This first bit isn't quite on topic (check for the on-topic bit later in
the message), but here are a few steps that I've found you need to
follow in order to get a Mail repository working effectively:
1) The first step is choosing the best means for archiving the mail.
For example, systems such as hypermail
(http://www.landfield.com/hypermail/) and MHonArc
(http://www.oac.uci.edu/indiv/ehood/mhonarc.doc.html) provide an
interface that is okay for very low volume mail archives - once you get
a couple of hundred messages, the index page becomes really large.
However, they convert mail into "threaded" discussions, and save the
files as HTML format, making it easy to present through a Web interface.
2) The second step is choosing a means to extract the "metadata" for the
document. Stuff like DC.Creator and DC.Date is easy enough - they come
from fields in the mail message. You could roll your own PERL script, or
try products such as BlueAngel (http://www.blueangeltech.com/) which are
designed around metadata harvesting. Or perhaps you'd like a full-text
indexing engine? Try something like the "Open Source" Perlfect Search
(http://www.perlfect.com/freescripts/search/), or a commercial product
like Verity Search 97 (http://www.verity.com) or Fulcrum
(http://www.pcdocs.com/Products/index.htm)

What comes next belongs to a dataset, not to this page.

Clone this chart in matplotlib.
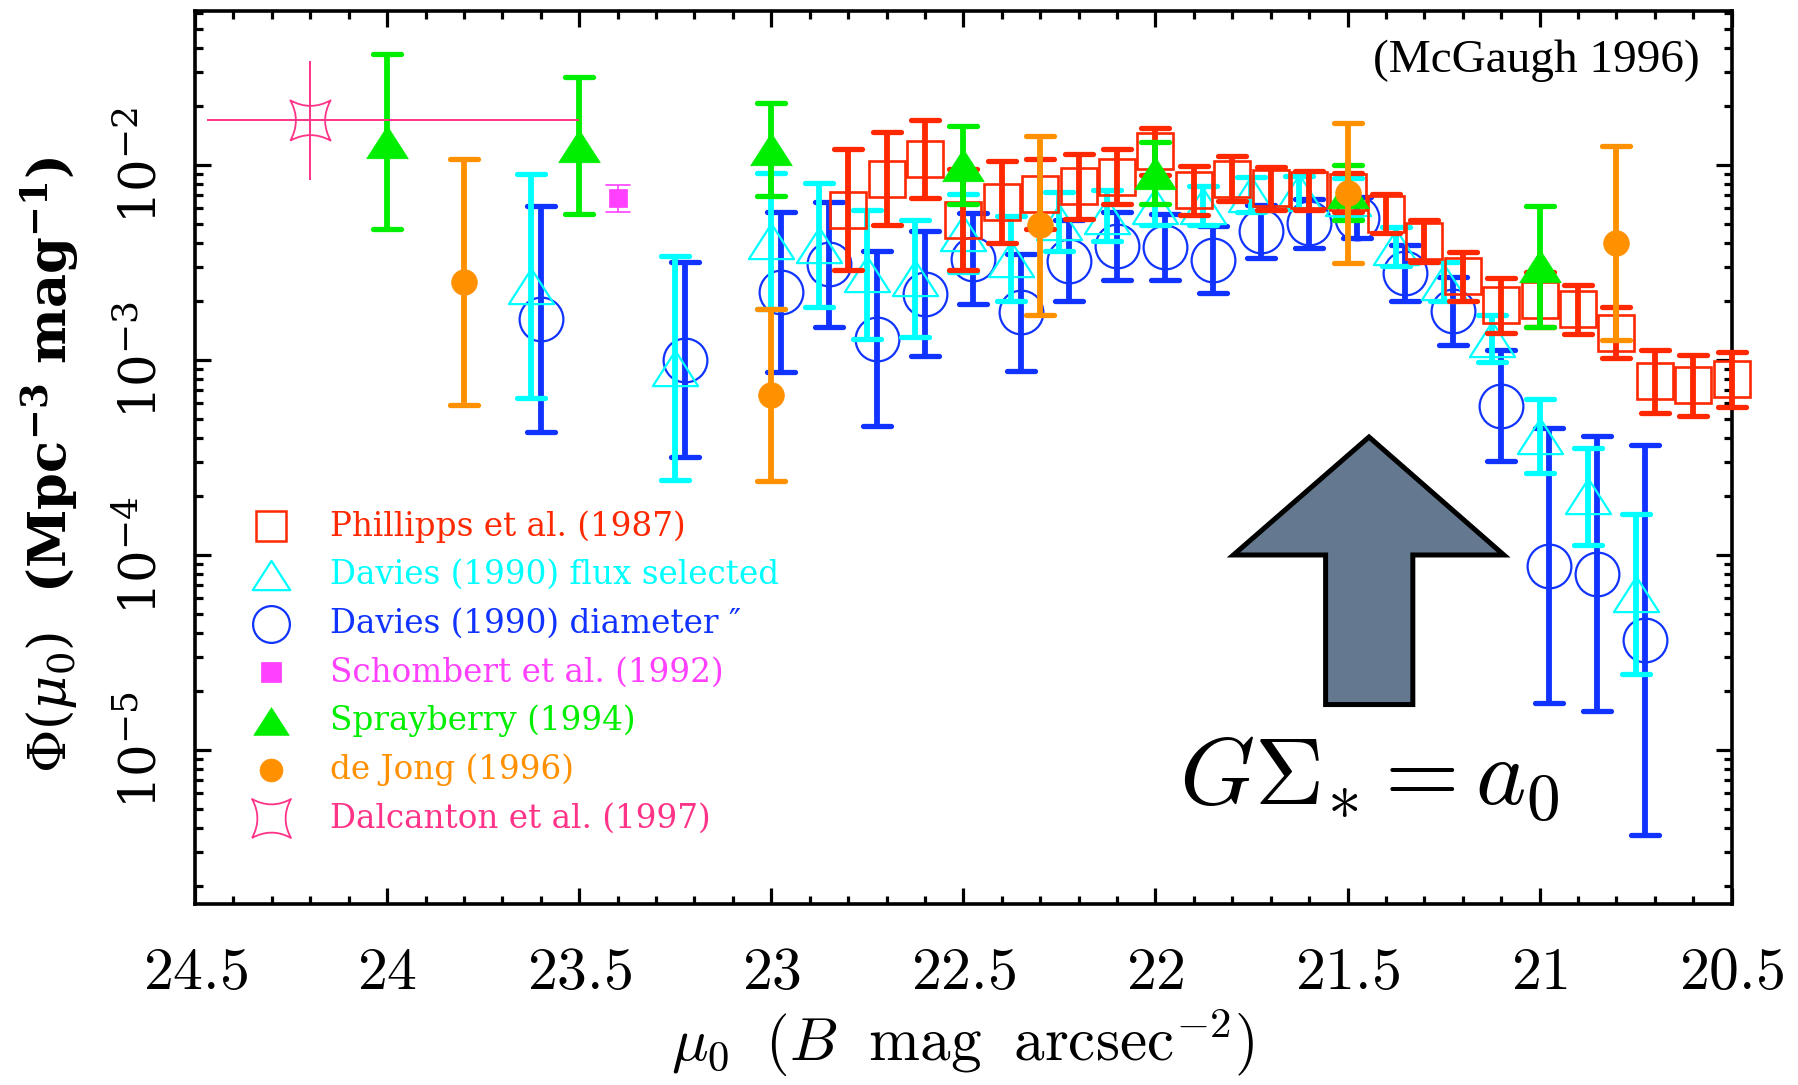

3) Finally, you need to figure out how to write an interface to your
mail archive.
At my place, the mail becomes part of a huge repository combining
project notes, product documentation, quotes and reports. We're about to
implement "Show me stuff about..." feature, which will use subject codes
on all electronic documents and digital surrogates to return a list of
documents that are, for example about "current projects", or "customer
X".
Of course, we also have the obligatory text-box-with-search-button :)
*** ***
*** Now for the closer-to-topic bit: ***
*** ***
As far as extracting metadata from email goes, how's this for starters?
DC.Title = SUBJECT:
DC.Description = Summary or snippet of body of message
DC.Subject = automatically extracted keywords or subject codes
DC.Creator = (directory entry for) user specified in the FROM: field
DC.Contributor = empty, or fill it in with the author that wrote the
message that this message is a response to.
DC.Publisher = Company
DC.Date = Date that mail was sent
DC.Identifier = message ID from SMTP headers
DC.Relation = link to message that this message is a response to, and
links to documents referred to in the body
DC.Coverage = empty
DC.Rights = (c) Company
Now here I get mixed up again :)
DC.Type = electronic document
DC.Format = text/plain
One way to "automatically extract keywords" is to use a technique
similar to the Fujitsu "Heart" project. Basically, have a database of
words that are important to you/your organisation. Scan the incoming
messages for these words. If the words appear in the body, add them in
to the DC.Subject field. You may also decide that certain words in the
body should result in other words or codes being inserted into the
DC.Subject field.
For example, if you have a project called "Widgets" which involves a
partner company "ACME" and a few people like "John Doe" and "Brigit
Smyth", then when you find "ACME", "John Doe" or "Brigit" in your
messages, you might just stick "Widgets Project" in the DC.Subject
field.
DC.Coverage could also be automagically populated in this way. For
example, if the message mentions "Pharohs", you might add in coverage
elements for the region of Egypt amd the date span of the Ancient
Egyptian civilisation. Of course, you'd probably want to be more careful
about that kind of thing, lest you end up assigning DC.Coverage the
appropriate "geographic region" value for the Sahara desert everytime
someone mentions Camel cigarettes.
Is that enough food for thought?
Alex
Simon Pockley wrote:
>
> Help and wisdom needed ...
>
> We are currently trying to evolve a system for archiving
> our organisation's important email on a server.
%%%%%%%%%%%%%%%%%%%%%%%%%%%%%%%%%%%%%%%%%%%%%%%%%%%%%%%%%%%%
|